Saturday, August 10, 2019

Explanatory Power of a Biblical Worldview

As a professor of physics at a research university, I will often get unsolicited papers from non-scientists that propose an entirely different perspective on some known physical phenomena, maybe the electromagnetic force, or how atoms behave. In almost every case I can quickly glance at the paper and recognize that the proposal cannot be true. I may be accused of being arrogant or biased because I quickly dismiss these new ideas with apparently very little thought. But, in reality, most of these ideas can be readily discarded simply because they contradict known data and experiments.

For example, a student once came into my office with an idea that he had been working on since he was very young about how electricity might be described and modeled. It was apparent that, although his idea was clever and inventive, it did not coincide with some of the things we know about the electromagnetic force. Rather than squelch this student's idea outright I simply informed him that since he was a freshman physics major he would learn a lot about electricity during the next four years of college. I suggested that he compare what we know about how the electromagnetic force works with his model and see if his model was able to accurately describe what we know from experimental observation. If it didn't, he'd have to revise or reject his model. If it did, his model may be correct.

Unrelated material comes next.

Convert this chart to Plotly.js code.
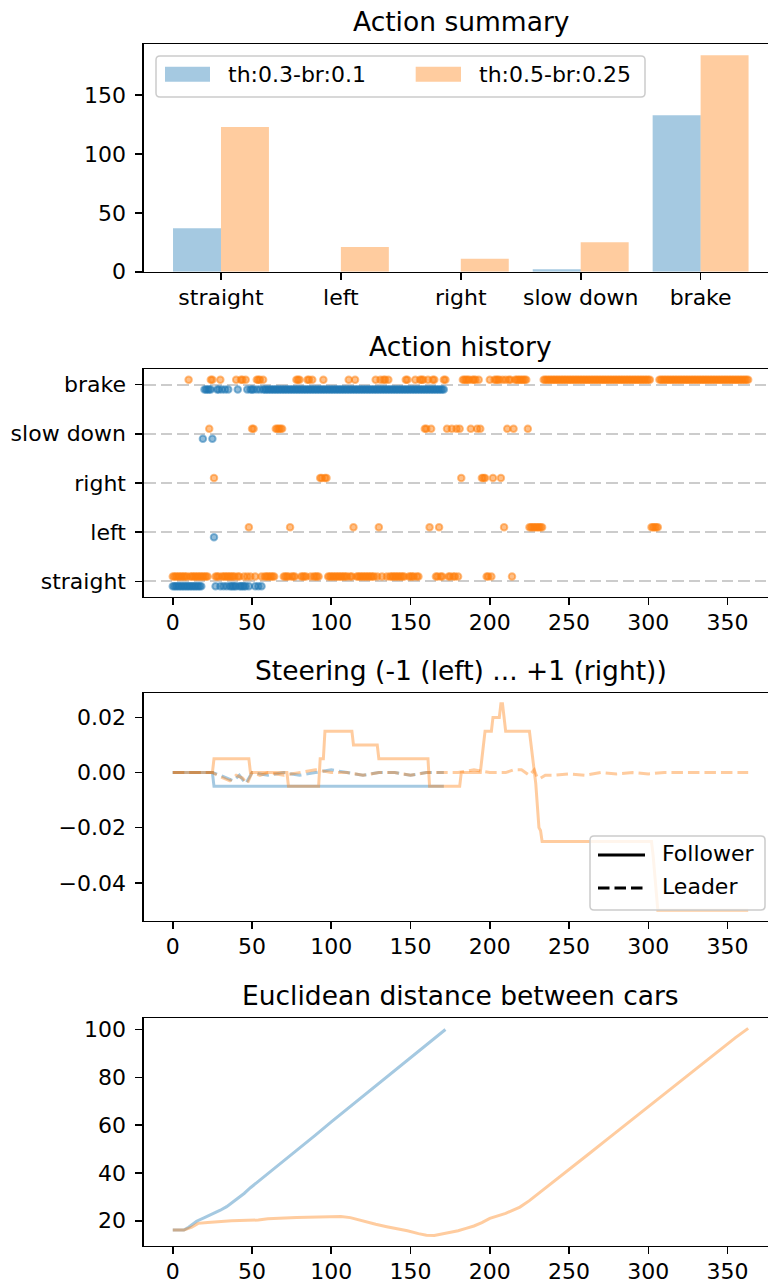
<!DOCTYPE html>
<html>
<head>
<meta charset="utf-8">
<script src="https://cdn.plot.ly/plotly-3.0.1.min.js"></script>
<style>
html,body{margin:0;padding:0;background:#fff;overflow:hidden}
#chart{width:768px;height:1284px}
</style>
</head>
<body>
<div id="chart"></div>
<script>
// ---------------- data ----------------
const actions = ['straight', 'left', 'right', 'slow down', 'brake'];
const seriesNames = ['th:0.3-br:0.1', 'th:0.5-br:0.25'];

// Action summary (counts per action)
const countsA = [37, 0, 0, 2, 133];
const countsB = [123, 21, 11, 25, 184];

// Action history, one letter per time step: S=straight L=left R=right D=slow down B=brake
const historyA =
  "SSSSSSSSSSSSSSSSSSS" + "D" + "BBBBB" + "D" + "L" +
  "SBBSBSBSBS" + "SSSSBSSSSS" + "BSBBBSBSBS" +
  "BBBBBBBBBBBBBBBBBBBBBBBBBBBBBBBBBBBBBBBBBBBBBBBBBBBBBBBBBBB" +
  "BBBBBBBBBBBBBBBBBBBBBBBBBBBBBBBBBBBBBBBBBBBBBBBBBBBBBBBB";
const historyB =
  "SSSSSSSSSS" + "BSSSSSSSSS" + "SSSDBBRSSS" + "BSSSSSSSSS" +
  "BSSBBSBSLS" + "DDSBBBSBSS" + "SSSSSDDDDD" + "SSSSLSSSBB" +
  "BSSSSBBSBS" + "SSSRRBRRSS" + "SSSSSSSSSS" + "SBSSLBSSSS" +
  "SSSSSSSSBS" + "LBSBBSBSSS" + "SSSSSSSBBS" + "SSSBSSBBBD" +
  "DBLDBBSSLS" + "SBBDSSDSSD" + "SDRBBBBBDB" + "BBDBDRRRSS" +
  "BSRBBBBRBL" + "BDBBSDBBBB" + "BBBBDLLLLL" + "LLLLBBBBBB" +
  "BBBBBBBBBBBBBBBBBBBBBBBBBBBBBBBBBBBBBBBBBBBBBBBBBBBBBBBBBBBB" +
  "BBLLLLLBBB" +
  "BBBBBBBBBBBBBBBBBBBBBBBBBBBBBBBBBBBBBBBBBBBBBBBBBBBBBB";

// Steering (follower = solid, leader = dashed)
const followerA_t = [0, 25, 26, 171];
const followerA_v = [0, 0, -0.005, -0.005];
const followerB_t = [0, 25, 26, 48, 49, 72, 73, 92, 93, 95, 96, 113, 114, 129, 130, 161, 162, 181, 182, 194,
                     195, 196, 197, 201, 202, 206, 207, 208, 210, 225, 228, 229, 231, 232, 233, 302, 303, 305, 306, 363];
const followerB_v = [0, 0, 0.005, 0.005, 0, 0, -0.005, -0.005, 0.005, 0.005, 0.015, 0.015, 0.01, 0.01, 0.005, 0.005, -0.005, -0.005, 0, 0,
                     0.005, 0.01, 0.015, 0.015, 0.02, 0.02, 0.025, 0.025, 0.015, 0.015, -0.001, -0.004, -0.02, -0.021, -0.025, -0.025, -0.03, -0.045, -0.05, -0.05];
const leaderA_t = [0, 10, 20, 25, 30, 34, 38, 42, 46, 50, 60, 70, 80, 90, 100, 110, 120, 130, 140, 150, 160, 171];
const leaderA_v = [0, 0, 0, 0, -0.001, -0.002, -0.003, -0.001, -0.004, 0, -0.001, 0, -0.001, 0, 0.001, 0, -0.001, 0, 0, -0.001, 0, 0];
const leaderB_t = [0, 10, 20, 25, 28, 32, 36, 40, 44, 47, 50, 55, 60, 70, 80, 90, 100, 110, 120, 130, 140, 150, 160, 170,
                   180, 190, 200, 210, 215, 220, 225, 228, 230, 232, 235, 240, 250, 260, 270, 280, 290, 300, 310, 320, 330, 340, 350, 363];
const leaderB_v = [0, 0, 0, 0, -0.001, -0.002, -0.003, -0.001, -0.002, -0.004, 0, -0.001, 0, -0.001, 0, 0.001, 0, 0, -0.001, 0, 0, -0.001, 0, 0,
                   0, 0.001, 0, 0, 0.001, 0.001, -0.001, 0.001, -0.002, -0.002, -0.001, -0.001, -0.0005, -0.001, 0, -0.0005, 0, -0.0005, 0, 0, 0, 0, 0, 0];

// Euclidean distance between cars
const distA_t = [0, 7, 10, 15, 20, 25, 30, 34, 40, 45, 49, 60, 70, 80, 90, 100, 110, 120, 130, 140, 150, 160, 172];
const distA_v = [16.1, 16.1, 17.3, 19.8, 21.3, 22.8, 24.4, 25.9, 28.7, 31.4, 33.8, 39.6, 45.0, 50.4, 55.8, 61.4, 66.8, 72.2, 77.6, 83.0, 88.4, 93.8, 100.0];
const distB_t = [0, 7, 12, 16, 22, 30, 37, 54, 60, 78, 90, 100, 106, 112, 120, 128, 135, 142, 148, 155, 160, 165, 170,
                 175, 180, 185, 190, 195, 200, 210, 219, 225, 230, 238, 245, 252, 262, 273, 284, 294, 305, 315, 326, 336, 346, 355, 363];
const distB_v = [16.1, 16.1, 17.3, 18.9, 19.3, 19.7, 20.0, 20.3, 20.8, 21.4, 21.7, 21.9, 21.8, 21.3, 19.8, 18.5, 17.5, 16.7, 15.8, 14.6, 13.9, 13.8, 14.4,
                 15.0, 15.8, 16.8, 17.8, 19.2, 21.0, 23.1, 25.7, 28.4, 31.0, 34.9, 38.6, 42.4, 47.7, 53.5, 59.3, 64.6, 70.4, 75.6, 81.4, 86.7, 91.9, 96.6, 100.5];

const xTicks = [0, 50, 100, 150, 200, 250, 300, 350];
const legendLabels = ['Follower', 'Leader'];

// ---------------- styling ----------------
const FONT = 'DejaVu Sans';
const W = 768, H = 1284;
const BLUE = 'rgba(31,119,180,0.4)', ORANGE = 'rgba(255,127,14,0.4)';
const BLUE_M = 'rgba(31,119,180,0.5)', ORANGE_M = 'rgba(255,127,14,0.5)';
const px = p => p / W;
const py = p => 1 - p / H;
const dom = (top, bottom) => [py(bottom), py(top)];
const xdom = [144 / W, 1];
const tops = [44.3, 369.3, 693.3, 1018.3];
const AXH = 227.4;

const axisBase = {
  showline: true, linecolor: '#000', linewidth: 1.6,
  ticks: 'outside', ticklen: 7, tickwidth: 1.6, tickcolor: '#000',
  tickfont: {family: FONT, size: 22, color: '#000'},
  zeroline: false, showgrid: false, fixedrange: true, ticklabelstandoff: 5
};
const xBase = Object.assign({}, axisBase, {mirror: true, domain: xdom, ticklabelstandoff: -2});
const xLine = Object.assign({}, xBase, {range: [-18.15, 375.5], tickvals: xTicks});

const code = {S: 0, L: 1, R: 2, D: 3, B: 4};
function historyXY(hist, off) {
  const x = [], y = [];
  for (let i = 0; i < hist.length; i++) { x.push(i); y.push(code[hist[i]] + off); }
  return {x, y};
}
const hA = historyXY(historyA, -0.1);
const hB = historyXY(historyB, 0.1);

const traces = [
  // Action summary
  {type: 'bar', x: actions, y: countsA, name: seriesNames[0], marker: {color: BLUE, line: {width: 0}}, xaxis: 'x', yaxis: 'y'},
  {type: 'bar', x: actions, y: countsB, name: seriesNames[1], marker: {color: ORANGE, line: {width: 0}}, xaxis: 'x', yaxis: 'y'},
  // Action history
  {type: 'scatter', mode: 'markers', x: hA.x, y: hA.y, name: seriesNames[0], xaxis: 'x2', yaxis: 'y2',
   marker: {size: 6.5, color: BLUE_M, line: {width: 2, color: BLUE_M}}},
  {type: 'scatter', mode: 'markers', x: hB.x, y: hB.y, name: seriesNames[1], xaxis: 'x2', yaxis: 'y2',
   marker: {size: 6.5, color: ORANGE_M, line: {width: 2, color: ORANGE_M}}},
  // Steering
  {type: 'scatter', mode: 'lines', x: followerA_t, y: followerA_v, name: seriesNames[0] + ' follower', xaxis: 'x3', yaxis: 'y3', line: {color: BLUE, width: 3}},
  {type: 'scatter', mode: 'lines', x: leaderA_t, y: leaderA_v, name: seriesNames[0] + ' leader', xaxis: 'x3', yaxis: 'y3', line: {color: BLUE, width: 3, dash: '11.5px,5px'}},
  {type: 'scatter', mode: 'lines', x: followerB_t, y: followerB_v, name: seriesNames[1] + ' follower', xaxis: 'x3', yaxis: 'y3', line: {color: ORANGE, width: 3}},
  {type: 'scatter', mode: 'lines', x: leaderB_t, y: leaderB_v, name: seriesNames[1] + ' leader', xaxis: 'x3', yaxis: 'y3', line: {color: ORANGE, width: 3, dash: '11.5px,5px'}},
  // Distance
  {type: 'scatter', mode: 'lines', x: distA_t, y: distA_v, name: seriesNames[0], xaxis: 'x4', yaxis: 'y4', line: {color: BLUE, width: 3}},
  {type: 'scatter', mode: 'lines', x: distB_t, y: distB_v, name: seriesNames[1], xaxis: 'x4', yaxis: 'y4', line: {color: ORANGE, width: 3}}
];

// ---- titles ----
const titles = ['Action summary', 'Action history', 'Steering (-1 (left) ... +1 (right))', 'Euclidean distance between cars'];
const annotations = titles.map((t, i) => ({
  text: t, xref: 'paper', yref: 'paper', x: 460.5 / W, y: py(tops[i] - 5.3),
  xanchor: 'center', yanchor: 'bottom', showarrow: false,
  font: {family: FONT, size: 26.5, color: '#000'}
}));

// ---- legends (matplotlib-style boxes) ----
function roundRect(x0, y0, x1, y1, r) {
  const X = v => px(v), Y = v => py(v);
  return 'M' + X(x0 + r) + ',' + Y(y0) + ' L' + X(x1 - r) + ',' + Y(y0) +
    ' Q' + X(x1) + ',' + Y(y0) + ' ' + X(x1) + ',' + Y(y0 + r) +
    ' L' + X(x1) + ',' + Y(y1 - r) + ' Q' + X(x1) + ',' + Y(y1) + ' ' + X(x1 - r) + ',' + Y(y1) +
    ' L' + X(x0 + r) + ',' + Y(y1) + ' Q' + X(x0) + ',' + Y(y1) + ' ' + X(x0) + ',' + Y(y1 - r) +
    ' L' + X(x0) + ',' + Y(y0 + r) + ' Q' + X(x0) + ',' + Y(y0) + ' ' + X(x0 + r) + ',' + Y(y0) + ' Z';
}
const boxStyle = {type: 'path', xref: 'paper', yref: 'paper', layer: 'above',
  fillcolor: 'rgba(255,255,255,0.8)', line: {color: '#cccccc', width: 1.5}};
const LEG_FONT = {family: FONT, size: 22, color: '#000'};
const legText = (t, x, baseline) => ({text: t, xref: 'paper', yref: 'paper', x: px(x), y: py(baseline + 6.2),
  xanchor: 'left', yanchor: 'bottom', showarrow: false, font: LEG_FONT});

const shapes = [
  // summary legend
  Object.assign({}, boxStyle, {path: roundRect(156, 56, 645, 97, 4)}),
  {type: 'rect', xref: 'paper', yref: 'paper', layer: 'above', x0: px(165), x1: px(210), y0: py(81.7), y1: py(66.7), fillcolor: BLUE, line: {width: 0}},
  {type: 'rect', xref: 'paper', yref: 'paper', layer: 'above', x0: px(415.7), x1: px(461), y0: py(81.7), y1: py(66.7), fillcolor: ORANGE, line: {width: 0}},
  // steering legend
  Object.assign({}, boxStyle, {path: roundRect(590, 836, 765, 910, 4)}),
  {type: 'line', xref: 'paper', yref: 'paper', layer: 'above', x0: px(598), x1: px(645), y0: py(855), y1: py(855), line: {color: '#000', width: 3}},
  {type: 'line', xref: 'paper', yref: 'paper', layer: 'above', x0: px(598), x1: px(645), y0: py(888), y1: py(888), line: {color: '#000', width: 3, dash: '11.5px,5px'}}
];
annotations.push(legText(seriesNames[0], 226, 83.3));
annotations.push(legText(seriesNames[1], 477, 83.3));
annotations.push(legText(legendLabels[0], 660, 861.7));
annotations.push(legText(legendLabels[1], 660, 895));

const layout = {
  width: W, height: H,
  margin: {l: 0, r: 0, t: 0, b: 0},
  paper_bgcolor: '#fff', plot_bgcolor: '#fff',
  font: {family: FONT, size: 22, color: '#000'},
  barmode: 'group', bargap: 0.2, bargroupgap: 0,
  showlegend: false,
  xaxis: Object.assign({}, xBase, {anchor: 'y', type: 'category',
    categoryorder: 'array', categoryarray: actions, range: [-0.642, 4.562]}),
  yaxis: Object.assign({}, axisBase, {domain: dom(tops[0], tops[0] + AXH), anchor: 'x', range: [0, 193.2], tickvals: [0, 50, 100, 150]}),
  xaxis2: Object.assign({}, xLine, {anchor: 'y2'}),
  yaxis2: Object.assign({}, axisBase, {domain: dom(tops[1], tops[1] + AXH), anchor: 'x2', range: [-0.31, 4.31],
    tickvals: [0, 1, 2, 3, 4], ticktext: actions, showgrid: true, gridcolor: '#cccccc', gridwidth: 2, griddash: '11.5px,5px'}),
  xaxis3: Object.assign({}, xLine, {anchor: 'y3'}),
  yaxis3: Object.assign({}, axisBase, {domain: dom(tops[2], tops[2] + AXH), anchor: 'x3', range: [-0.05375, 0.02875],
    tickvals: [-0.04, -0.02, 0, 0.02], ticktext: ['\u22120.04', '\u22120.02', '0.00', '0.02']}),
  xaxis4: Object.assign({}, xLine, {anchor: 'y4'}),
  yaxis4: Object.assign({}, axisBase, {domain: dom(tops[3], tops[3] + AXH), anchor: 'x4', range: [9.55, 104.7], tickvals: [20, 40, 60, 80, 100]}),
  shapes: shapes,
  annotations: annotations
};

Plotly.newPlot('chart', traces, layout, {displayModeBar: false, staticPlot: true});
</script>
</body>
</html>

In any effort to determine if an idea is true or not, it is vital to compare the predictions of the idea with what is already known to be true. If an idea contradicts known truth, then the idea cannot itself be true.

Friday, August 2, 2019

Evidence for Christianity

If you flip a coin a number of times and 60% of the time the coin shows "heads" while 40% of the time the coin flip shows "tails" would you conclude that the coin is a fair coin that is properly and unbiasedly weighted? As the question is stated, there is not enough information to accurately answer it. For instance, if you flip the coin ten times, it is quite probable that the coin will be heads six times and tails four times. A six to four split should happen about 21% of the time, so such a pattern would not be unusual in 10 coin tosses. But suppose instead you flipped a coin 1000 times and it showed heads 600 times and tails 400 times. That is still a 6/4 ratio but the probability of this pattern appearing is 4.6×10-11. Clearly a coin showing 600 heads and 400 tails is not a properly balanced coin. In order to make a definitive statement about the coin there must be enough data, or evidence, to support the hypothesis. (In reality, it seems to be impossible to make a "weighted" coin by adding weight to one side, but a coin can be made to land on a preferred side by bending it.)

This is the second installment in a series of blog posts dealing with some general questions that can be used to try to determine if a certain proposition is true or not. These principles can be applied to a scientific experiment or to the claims of Christianity to ascertain what conclusion is likely true. In a previous blog post I asked the question of whether or not the data was logically self-consistent. Regarding Christianity, I claimed that the Bible itself is a self-consistent book, and that the message of Christianity regarding the person of Jesus, the character of God, and the nature of humans is also self-consistent.